> _Exercise_
Please quote exactly the lines below from the line containing "Write a LaTeX" to the line containing "(0,0) rectangle (1317,796);", both lines included, and nothing else.

☆ ☆ ☆

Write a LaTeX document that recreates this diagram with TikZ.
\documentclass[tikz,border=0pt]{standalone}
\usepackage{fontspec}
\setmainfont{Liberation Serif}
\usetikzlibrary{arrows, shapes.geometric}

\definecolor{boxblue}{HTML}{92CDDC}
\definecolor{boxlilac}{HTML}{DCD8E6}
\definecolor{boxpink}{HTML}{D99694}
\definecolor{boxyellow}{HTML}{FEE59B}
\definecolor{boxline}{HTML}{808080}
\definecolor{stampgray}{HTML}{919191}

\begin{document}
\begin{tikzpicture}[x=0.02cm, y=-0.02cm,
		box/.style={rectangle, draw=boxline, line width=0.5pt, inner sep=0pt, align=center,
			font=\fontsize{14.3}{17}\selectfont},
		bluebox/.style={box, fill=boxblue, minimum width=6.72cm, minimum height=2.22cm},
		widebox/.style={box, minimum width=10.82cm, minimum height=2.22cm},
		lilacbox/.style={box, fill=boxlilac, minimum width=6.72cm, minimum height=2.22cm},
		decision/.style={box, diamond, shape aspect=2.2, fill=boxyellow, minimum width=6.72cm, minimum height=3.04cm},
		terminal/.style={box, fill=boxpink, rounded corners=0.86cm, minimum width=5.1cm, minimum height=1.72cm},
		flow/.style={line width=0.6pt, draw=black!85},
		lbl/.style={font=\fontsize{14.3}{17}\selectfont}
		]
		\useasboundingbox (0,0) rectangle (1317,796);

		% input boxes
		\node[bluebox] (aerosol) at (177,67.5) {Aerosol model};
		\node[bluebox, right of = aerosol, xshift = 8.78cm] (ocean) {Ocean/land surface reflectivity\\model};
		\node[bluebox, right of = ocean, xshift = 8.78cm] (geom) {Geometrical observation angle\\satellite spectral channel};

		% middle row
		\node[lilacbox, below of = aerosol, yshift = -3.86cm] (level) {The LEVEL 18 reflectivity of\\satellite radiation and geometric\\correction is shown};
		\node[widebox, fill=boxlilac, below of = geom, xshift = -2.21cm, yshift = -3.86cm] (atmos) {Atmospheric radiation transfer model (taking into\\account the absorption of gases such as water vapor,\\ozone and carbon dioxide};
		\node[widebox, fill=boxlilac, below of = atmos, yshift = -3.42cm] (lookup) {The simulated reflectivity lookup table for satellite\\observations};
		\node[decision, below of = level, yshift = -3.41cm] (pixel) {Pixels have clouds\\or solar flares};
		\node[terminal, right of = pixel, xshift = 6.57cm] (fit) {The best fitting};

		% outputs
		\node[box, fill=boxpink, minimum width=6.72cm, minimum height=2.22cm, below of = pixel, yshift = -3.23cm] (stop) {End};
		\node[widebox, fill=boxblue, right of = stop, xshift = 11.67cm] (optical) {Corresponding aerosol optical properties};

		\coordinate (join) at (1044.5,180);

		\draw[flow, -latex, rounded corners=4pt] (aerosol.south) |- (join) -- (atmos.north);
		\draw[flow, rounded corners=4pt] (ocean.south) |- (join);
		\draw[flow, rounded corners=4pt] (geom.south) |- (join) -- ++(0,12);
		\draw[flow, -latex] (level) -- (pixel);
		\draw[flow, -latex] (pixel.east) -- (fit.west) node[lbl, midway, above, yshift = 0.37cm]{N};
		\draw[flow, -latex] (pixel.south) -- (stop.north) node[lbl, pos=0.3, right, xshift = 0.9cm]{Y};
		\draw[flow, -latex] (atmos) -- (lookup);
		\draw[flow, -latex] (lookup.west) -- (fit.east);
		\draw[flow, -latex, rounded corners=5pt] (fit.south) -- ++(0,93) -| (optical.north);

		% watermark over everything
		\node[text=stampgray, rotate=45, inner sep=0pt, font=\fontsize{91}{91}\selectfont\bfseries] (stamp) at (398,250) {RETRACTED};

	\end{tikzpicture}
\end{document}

☆ ☆ ☆

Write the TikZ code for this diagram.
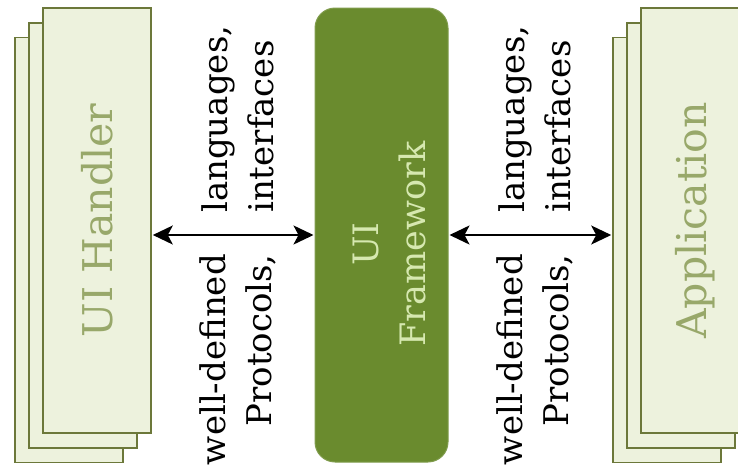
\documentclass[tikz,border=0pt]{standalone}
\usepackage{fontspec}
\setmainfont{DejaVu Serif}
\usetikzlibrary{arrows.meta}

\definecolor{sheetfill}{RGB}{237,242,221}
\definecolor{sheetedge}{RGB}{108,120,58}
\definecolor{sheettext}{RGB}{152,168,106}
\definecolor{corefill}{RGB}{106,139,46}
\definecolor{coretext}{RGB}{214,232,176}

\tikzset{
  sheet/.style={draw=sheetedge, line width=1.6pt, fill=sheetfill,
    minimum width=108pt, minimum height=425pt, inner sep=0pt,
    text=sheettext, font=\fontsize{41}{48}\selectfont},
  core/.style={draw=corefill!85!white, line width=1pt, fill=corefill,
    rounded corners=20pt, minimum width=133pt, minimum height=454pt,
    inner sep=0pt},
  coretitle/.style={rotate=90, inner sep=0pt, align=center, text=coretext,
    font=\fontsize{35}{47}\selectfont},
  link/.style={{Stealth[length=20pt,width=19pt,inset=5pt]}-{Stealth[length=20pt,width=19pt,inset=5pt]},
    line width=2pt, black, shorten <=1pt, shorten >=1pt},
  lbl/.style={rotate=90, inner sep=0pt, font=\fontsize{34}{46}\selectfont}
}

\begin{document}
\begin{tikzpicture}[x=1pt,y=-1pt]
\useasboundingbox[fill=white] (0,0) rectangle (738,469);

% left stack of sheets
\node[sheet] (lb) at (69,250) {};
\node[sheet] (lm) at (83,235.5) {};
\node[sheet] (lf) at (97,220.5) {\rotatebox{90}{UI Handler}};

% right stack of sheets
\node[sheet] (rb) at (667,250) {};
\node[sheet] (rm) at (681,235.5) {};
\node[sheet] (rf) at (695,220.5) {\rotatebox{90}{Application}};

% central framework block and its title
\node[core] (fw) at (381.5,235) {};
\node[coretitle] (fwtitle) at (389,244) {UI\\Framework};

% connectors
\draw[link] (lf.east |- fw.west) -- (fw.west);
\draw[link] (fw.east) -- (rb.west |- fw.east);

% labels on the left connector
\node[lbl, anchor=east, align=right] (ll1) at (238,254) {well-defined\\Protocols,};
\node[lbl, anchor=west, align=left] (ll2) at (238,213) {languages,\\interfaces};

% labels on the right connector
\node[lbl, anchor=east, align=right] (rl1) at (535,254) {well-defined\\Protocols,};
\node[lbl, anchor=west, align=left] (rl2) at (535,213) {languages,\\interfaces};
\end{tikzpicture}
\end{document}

☆ ☆ ☆

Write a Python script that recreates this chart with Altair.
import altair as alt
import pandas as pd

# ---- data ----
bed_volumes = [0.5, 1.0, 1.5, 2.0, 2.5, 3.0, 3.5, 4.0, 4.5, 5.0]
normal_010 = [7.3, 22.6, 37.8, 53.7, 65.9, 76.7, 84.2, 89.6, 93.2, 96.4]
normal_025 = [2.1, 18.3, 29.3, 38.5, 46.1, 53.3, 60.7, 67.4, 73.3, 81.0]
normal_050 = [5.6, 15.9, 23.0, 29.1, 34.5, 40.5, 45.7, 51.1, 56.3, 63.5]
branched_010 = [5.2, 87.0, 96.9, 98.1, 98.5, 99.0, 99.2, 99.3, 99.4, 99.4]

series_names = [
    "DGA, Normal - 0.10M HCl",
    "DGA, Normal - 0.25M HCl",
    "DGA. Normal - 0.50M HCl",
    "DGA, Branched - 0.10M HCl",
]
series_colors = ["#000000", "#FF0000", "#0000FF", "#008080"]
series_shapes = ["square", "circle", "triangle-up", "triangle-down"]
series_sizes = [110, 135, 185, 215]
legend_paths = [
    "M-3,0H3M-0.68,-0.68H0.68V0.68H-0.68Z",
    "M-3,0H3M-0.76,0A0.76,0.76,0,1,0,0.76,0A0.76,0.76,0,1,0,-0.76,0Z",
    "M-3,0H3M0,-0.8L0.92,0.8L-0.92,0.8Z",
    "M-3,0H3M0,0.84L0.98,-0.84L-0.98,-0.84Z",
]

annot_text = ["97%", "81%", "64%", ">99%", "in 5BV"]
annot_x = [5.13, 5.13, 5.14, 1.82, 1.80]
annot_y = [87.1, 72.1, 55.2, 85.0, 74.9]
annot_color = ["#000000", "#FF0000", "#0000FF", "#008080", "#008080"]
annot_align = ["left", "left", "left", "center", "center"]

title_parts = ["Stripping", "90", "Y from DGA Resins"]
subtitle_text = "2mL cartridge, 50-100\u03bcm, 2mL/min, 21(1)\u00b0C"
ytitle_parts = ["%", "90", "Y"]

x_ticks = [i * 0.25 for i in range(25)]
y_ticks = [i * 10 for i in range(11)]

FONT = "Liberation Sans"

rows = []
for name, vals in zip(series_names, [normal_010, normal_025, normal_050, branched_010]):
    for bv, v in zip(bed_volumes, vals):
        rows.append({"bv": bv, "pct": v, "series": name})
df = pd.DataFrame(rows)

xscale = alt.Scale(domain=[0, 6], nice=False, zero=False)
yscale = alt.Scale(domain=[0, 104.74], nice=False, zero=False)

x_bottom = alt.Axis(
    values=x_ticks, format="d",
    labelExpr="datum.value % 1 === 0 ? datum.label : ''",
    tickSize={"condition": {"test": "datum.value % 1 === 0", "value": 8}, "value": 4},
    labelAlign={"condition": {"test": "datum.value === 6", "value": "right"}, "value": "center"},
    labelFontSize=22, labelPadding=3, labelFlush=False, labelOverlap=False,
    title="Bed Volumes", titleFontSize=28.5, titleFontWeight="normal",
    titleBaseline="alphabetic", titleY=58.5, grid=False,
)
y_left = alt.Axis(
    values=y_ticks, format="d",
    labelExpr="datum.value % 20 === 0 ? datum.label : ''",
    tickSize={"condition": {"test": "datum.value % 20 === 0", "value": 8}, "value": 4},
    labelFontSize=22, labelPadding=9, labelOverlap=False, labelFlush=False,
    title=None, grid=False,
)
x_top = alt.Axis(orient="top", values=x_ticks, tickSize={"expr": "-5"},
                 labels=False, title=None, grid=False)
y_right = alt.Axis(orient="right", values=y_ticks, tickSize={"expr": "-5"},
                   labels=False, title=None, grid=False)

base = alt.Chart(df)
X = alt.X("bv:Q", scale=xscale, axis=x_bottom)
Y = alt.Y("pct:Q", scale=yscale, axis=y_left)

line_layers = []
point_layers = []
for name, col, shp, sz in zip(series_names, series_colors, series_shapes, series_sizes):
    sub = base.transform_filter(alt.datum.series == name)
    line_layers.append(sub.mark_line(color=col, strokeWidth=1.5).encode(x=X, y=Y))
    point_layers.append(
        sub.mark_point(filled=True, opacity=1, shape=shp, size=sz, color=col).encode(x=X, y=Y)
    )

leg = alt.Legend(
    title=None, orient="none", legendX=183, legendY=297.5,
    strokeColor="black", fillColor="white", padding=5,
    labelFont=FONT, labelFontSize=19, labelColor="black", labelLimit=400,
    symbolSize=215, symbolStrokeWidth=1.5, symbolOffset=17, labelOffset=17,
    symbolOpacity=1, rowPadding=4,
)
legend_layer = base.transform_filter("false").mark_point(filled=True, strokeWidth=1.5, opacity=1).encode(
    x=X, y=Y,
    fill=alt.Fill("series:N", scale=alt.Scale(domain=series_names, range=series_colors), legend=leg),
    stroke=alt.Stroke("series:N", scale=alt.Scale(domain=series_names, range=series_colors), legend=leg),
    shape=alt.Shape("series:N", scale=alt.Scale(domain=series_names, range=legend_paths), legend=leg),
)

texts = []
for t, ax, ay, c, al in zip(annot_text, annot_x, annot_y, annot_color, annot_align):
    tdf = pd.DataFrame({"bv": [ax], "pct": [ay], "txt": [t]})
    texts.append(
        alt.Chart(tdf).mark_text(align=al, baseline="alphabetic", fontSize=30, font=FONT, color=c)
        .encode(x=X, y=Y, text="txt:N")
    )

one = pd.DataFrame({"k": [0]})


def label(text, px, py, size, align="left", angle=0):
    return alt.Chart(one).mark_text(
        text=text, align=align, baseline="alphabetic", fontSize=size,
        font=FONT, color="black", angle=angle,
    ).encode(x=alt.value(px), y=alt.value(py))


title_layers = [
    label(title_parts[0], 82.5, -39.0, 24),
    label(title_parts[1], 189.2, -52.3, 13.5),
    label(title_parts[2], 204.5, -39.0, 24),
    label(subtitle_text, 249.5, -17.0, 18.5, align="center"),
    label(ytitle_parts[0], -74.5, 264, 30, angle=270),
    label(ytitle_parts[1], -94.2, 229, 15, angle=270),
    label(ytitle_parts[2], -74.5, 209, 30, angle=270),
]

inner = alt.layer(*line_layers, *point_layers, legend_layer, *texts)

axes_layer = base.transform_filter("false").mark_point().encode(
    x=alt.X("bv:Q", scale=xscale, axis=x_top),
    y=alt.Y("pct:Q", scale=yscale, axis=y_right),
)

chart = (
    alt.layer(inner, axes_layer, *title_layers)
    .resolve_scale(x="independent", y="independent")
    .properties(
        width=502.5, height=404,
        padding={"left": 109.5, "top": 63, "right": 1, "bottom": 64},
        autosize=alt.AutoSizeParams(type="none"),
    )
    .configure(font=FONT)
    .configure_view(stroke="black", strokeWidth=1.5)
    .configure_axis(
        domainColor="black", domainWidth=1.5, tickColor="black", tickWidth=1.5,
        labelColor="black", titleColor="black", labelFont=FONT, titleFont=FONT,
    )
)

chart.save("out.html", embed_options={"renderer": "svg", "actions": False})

☆ ☆ ☆

> _Complete response_
Write a LaTeX document that recreates this diagram with TikZ.
\documentclass[tikz,border=0pt]{standalone}
\usepackage{fontspec}
\setmainfont{Liberation Serif}
\usetikzlibrary{arrows, shapes.geometric}

\definecolor{boxblue}{HTML}{92CDDC}
\definecolor{boxlilac}{HTML}{DCD8E6}
\definecolor{boxpink}{HTML}{D99694}
\definecolor{boxyellow}{HTML}{FEE59B}
\definecolor{boxline}{HTML}{808080}
\definecolor{stampgray}{HTML}{919191}

\begin{document}
\begin{tikzpicture}[x=0.02cm, y=-0.02cm,
		box/.style={rectangle, draw=boxline, line width=0.5pt, inner sep=0pt, align=center,
			font=\fontsize{14.3}{17}\selectfont},
		bluebox/.style={box, fill=boxblue, minimum width=6.72cm, minimum height=2.22cm},
		widebox/.style={box, minimum width=10.82cm, minimum height=2.22cm},
		lilacbox/.style={box, fill=boxlilac, minimum width=6.72cm, minimum height=2.22cm},
		decision/.style={box, diamond, shape aspect=2.2, fill=boxyellow, minimum width=6.72cm, minimum height=3.04cm},
		terminal/.style={box, fill=boxpink, rounded corners=0.86cm, minimum width=5.1cm, minimum height=1.72cm},
		flow/.style={line width=0.6pt, draw=black!85},
		lbl/.style={font=\fontsize{14.3}{17}\selectfont}
		]
		\useasboundingbox (0,0) rectangle (1317,796);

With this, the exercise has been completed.